RAID 3 organizes data by segmenting a user data record into either bit- or byte-sized chunks and evenly spreading the data across N drives in parallel. One of the drives acts as a parity drive. In this manner, every record that is accessed is delivered at the full media rate of the N drives that comprise the stripe group. The drawback is that every record I/O stripe accesses every drive in the group.

Pros and Cons

You may not write to a RAID 3 array, except in full data stripe logical blocks. This limits application design flexibility and also the user’s ability to have different arrays run at different RAID levels on the same system.

RAID 3 is not well suited for multiple process I/O (long or short) and is especially not suited for any application that requires a high I/O per second rate with any degree of randomness. On the other hand, RAID 3 will deliver excellent performance for single process/single stream long sequential I/O requests.

Recommended Uses and Performance Considerations

RAID 3 provides consistently lower I/O performance when compared to standalone disks except when the I/O size is less than or equal to 64 KB.

RAID 3 architecture should only be chosen in a case where the user is virtually guaranteed that there will be only a single, long process accessing sequential data. A video server and a graphics server would be good examples of proper RAID 3 applications. RAID 3 is so limited that it becomes a poor choice in most other cases.

RAID 5

With this RAID level, both data and encoded data protection information are spread across all the drives in the array. Level 5 is designed to provide a high transfer rate (a one-way transmission of data) and a moderate I/O rate (a two-way transmission of data).

In RAID 5 technology, the hardware reads and writes parity information to each module in the array. If a module fails, the system processor can reconstruct all user data from the user data and parity information on the other disk modules. When a failed disk module is replaced, the system processor automatically rebuilds the disk array using the information stored on the remaining modules. The rebuilt disk array contains an exact replica of the information it would have contained had the original disk module never failed.

Pros and Cons

RAID 5 requires fewer drives than RAID 1 or RAID 1/0 which is a combination of RAID 1 and RAID 0. Disk striping is used and parity data is distributed for optimum performance. In RAID 5, three to sixteen drives can be configured per group. Five drives to a group are typical. The data are distributed across multiple drives preventing the I/O slowdown caused by constant hits on a single drive.

RAID 5 is not quite as robust as RAID 1/0 and can only sustain the loss of one disk per group.

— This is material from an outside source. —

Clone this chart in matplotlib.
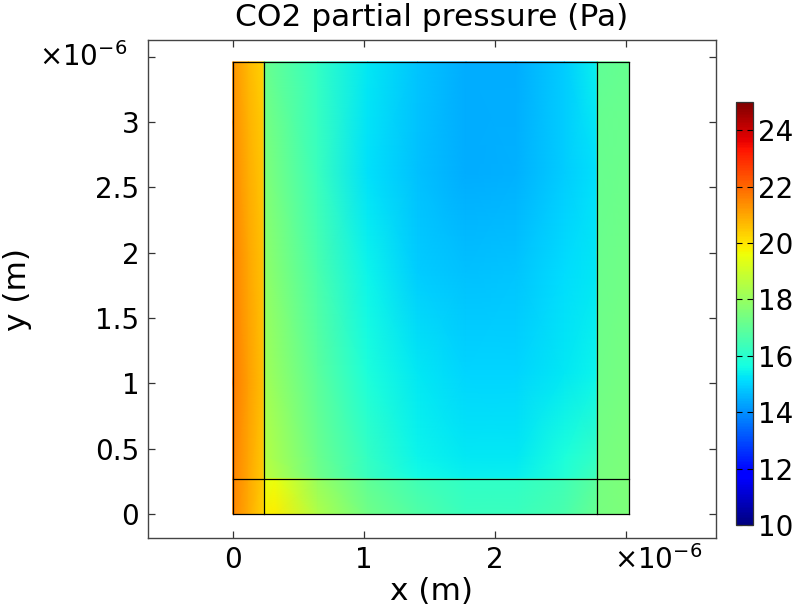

Recommended Uses and Performance Considerations

RAID 5 is the most versatile RAID level for most applications.

RAID 5 is a good choice where multitasking applications require a large history database with a high read rate, or a database that uses a normal or less-than-normal percentage of write operations, where writes are 33% or less of all I/O operations.

RAID 5 provides consistently high performance for large input/output operations, greater or equal to 64 KB, but poor for smaller I/O sizes.